People are finding cows along the streets of Galt, but these bovines aren’t lost. The whimsically decorated cow statues are part of the Galt District Chamber of Commerce’s “Herd on the Street” campaign, involving local businesses and organizations to create public art and draw visitors to the city.

Toni Gerling of Express Type & Graphics said she came up with the idea for the program while looking at similar initiatives in other cities.

“I remember years ago being in New Orleans, and they had fiberglass fish in their downtown area; they were all brightly painted,” Gerling said in an interview. “Elko, Nevada, has giant cowboy boots. Wyoming has bison. Buffalo, New York, has buffalo.
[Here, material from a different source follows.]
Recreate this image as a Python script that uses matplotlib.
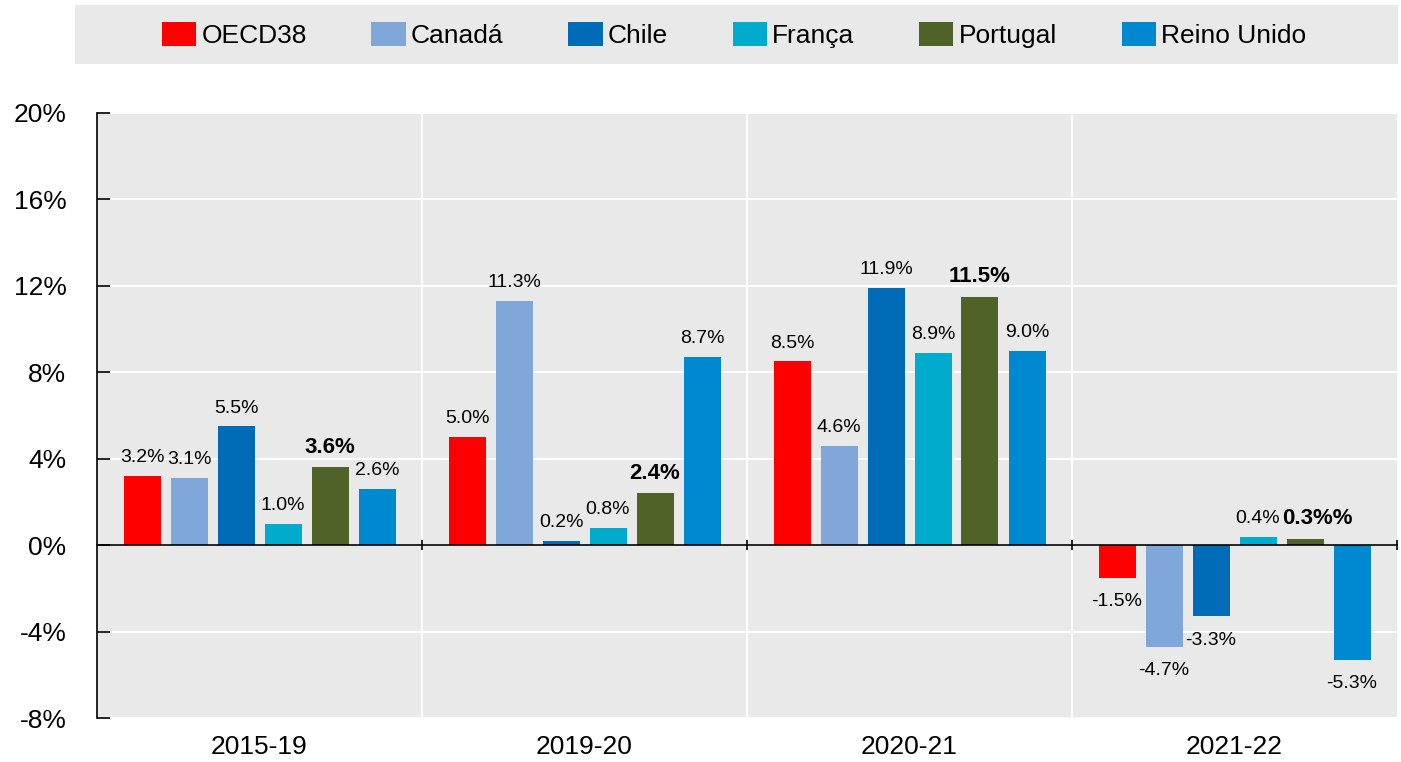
import numpy as np
import matplotlib.pyplot as plt
from matplotlib.patches import Rectangle

plt.rcParams['font.family'] = ['Liberation Sans Narrow', 'Liberation Sans', 'DejaVu Sans']

periods = ['2015-19', '2019-20', '2020-21', '2021-22']
series = ['OECD38', 'Canadá', 'Chile', 'França', 'Portugal', 'Reino Unido']
oecd = [3.2, 5.0, 8.5, -1.5]
canada = [3.1, 11.3, 4.6, -4.7]
chile = [5.5, 0.2, 11.9, -3.3]
franca = [1.0, 0.8, 8.9, 0.4]
portugal = [3.6, 2.4, 11.5, 0.3]
reino = [2.6, 8.7, 9.0, -5.3]
portugal_labels = ['3.6%', '2.4%', '11.5%', '0.3%%']
colors = ['#ff0000', '#7fa7d9', '#006bb6', '#00abcd', '#4f6228', '#0089d1']
yticks = [-8, -4, 0, 4, 8, 12, 16, 20]

values = [oecd, canada, chile, franca, portugal, reino]

fig = plt.figure(figsize=(14.01, 7.62), dpi=100)
ax = fig.add_axes([97 / 1401, 1 - 718 / 762, 1300 / 1401, 605 / 762])
ax.set_facecolor('#e9e9e9')

x = np.arange(len(periods))
step = 47 / 325
width = 37 / 325
for i, (name, vals, col) in enumerate(zip(series, values, colors)):
    pos = x + (i - 2.5) * step
    ax.bar(pos, vals, width, color=col, label=name, zorder=3)
    for j, (p, v) in enumerate(zip(pos, vals)):
        dx = 0
        if name == 'Portugal':
            txt = portugal_labels[j]
            weight = 'bold'
            fs = 16
            if j == 3:
                dx = 9  # sits right next to the França label
        else:
            txt = f'{v:.1f}%'
            weight = 'normal'
            fs = 14
        if v >= 0:
            ax.annotate(txt, (p, v), xytext=(dx, 7), textcoords='offset points',
                        ha='center', va='bottom', fontsize=fs, fontweight=weight)
        else:
            ax.annotate(txt, (p, v), xytext=(dx, -11), textcoords='offset points',
                        ha='center', va='top', fontsize=fs, fontweight=weight)

ax.set_xlim(-0.5, 3.5)
ax.set_ylim(-8, 20)
ax.set_yticks(yticks)
ax.set_yticklabels([f'{t}%' for t in yticks], fontsize=19)
ax.set_xticks(x)
ax.set_xticklabels(periods, fontsize=19)
ax.set_xticks([0.5, 1.5, 2.5], minor=True)
ax.tick_params(axis='x', which='both', length=0, pad=12)
ax.tick_params(axis='y', direction='in', length=9, width=1.2, pad=22)
ax.grid(True, which='minor', axis='x', color='white', lw=1.5, zorder=0)
ax.grid(True, which='major', axis='y', color='white', lw=1.5, zorder=0)
for s in ['top', 'right', 'bottom']:
    ax.spines[s].set_visible(False)
ax.spines['left'].set_linewidth(1.2)

# zero line with small ticks at the group boundaries
zero = ax.secondary_xaxis(8 / 28)
zero.set_zorder(5)
zero.set_xticks([0.5, 1.5, 2.5, 3.5])
zero.set_xticklabels([])
zero.tick_params(direction='inout', length=7, width=1.2)
zero.spines['bottom'].set_linewidth(1.2)

fig.patches.append(Rectangle((75 / 1401, 1 - 64 / 762), 1323 / 1401, 59 / 762,
                             transform=fig.transFigure, facecolor='#e9e9e9',
                             edgecolor='none', zorder=0))
fig.legend(loc='center', bbox_to_anchor=(734 / 1401, 1 - 35 / 762), ncol=6,
           frameon=False, fontsize=19, handlelength=1.3, handleheight=1.0,
           handletextpad=0.2, columnspacing=2.45)

fig.savefig('out.png', dpi=100)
So I thought, ‘Why not do something like that for Galt?’”

Gerling said she settled on cows for her proposal “because we are an agricultural community” surrounded by dairies.

Each business that purchased a cow chose how it wanted to decorate its statue, and the first set of cows debuted at the Independence Day Parade. The business then had the option to put the cow outside its location or have it placed along Fourth Street.

Gerling came up with the concept for Express Type’s cow: “a collage of colorful paper, because we’re a printing business and we deal with paper.” The cow’s name? Pablo Pi-cow-so.

Though she had intended to paint Express Type’s cow herself, Gerling eventually ran out of time and hired local artist Kalyn Farmer to complete the work.

Other cows include Frontier Performance Lubricants’ Iron Cow, with a metallic, mechanical look produced by Wellman Art; and real estate agent Veronica Van Dyke’s Eloise, which sports a colorful depiction of downtown Galt created by Bryan Lacalle.

New Hope Dairy sponsored one cow each for Galt and Liberty Ranch high schools.

Gerling and chamber President Kevin Borges said they had seen a lot of community engagement with the cows. Each cow also has a QR code provided by SMUD that links to information on what is new in energy technology and how to save money on electricity bills.

“The idea is really just to get people into the city to experience our coffee shops, wineries, restaurants. There’s so many good things here, and I think people just don’t realize it,” Borges said.

The Independence Day outing boosted interest from businesses. The chamber had already gotten 23 cows sponsored. After the parade, new participants sponsored 10 more. Borges said sales have now closed.

Once all the statues have been decorated and placed, the chamber will publish a map of their locations so members of the public can take a tour. They will remain on display until the end of 2023.

Gerling said she loved the way Express Type’s cow turned out, and she was happy to see her idea come to fruition in the community.

“It’s very exciting, and we’re very pleased with the way it turned out,” Gerling said.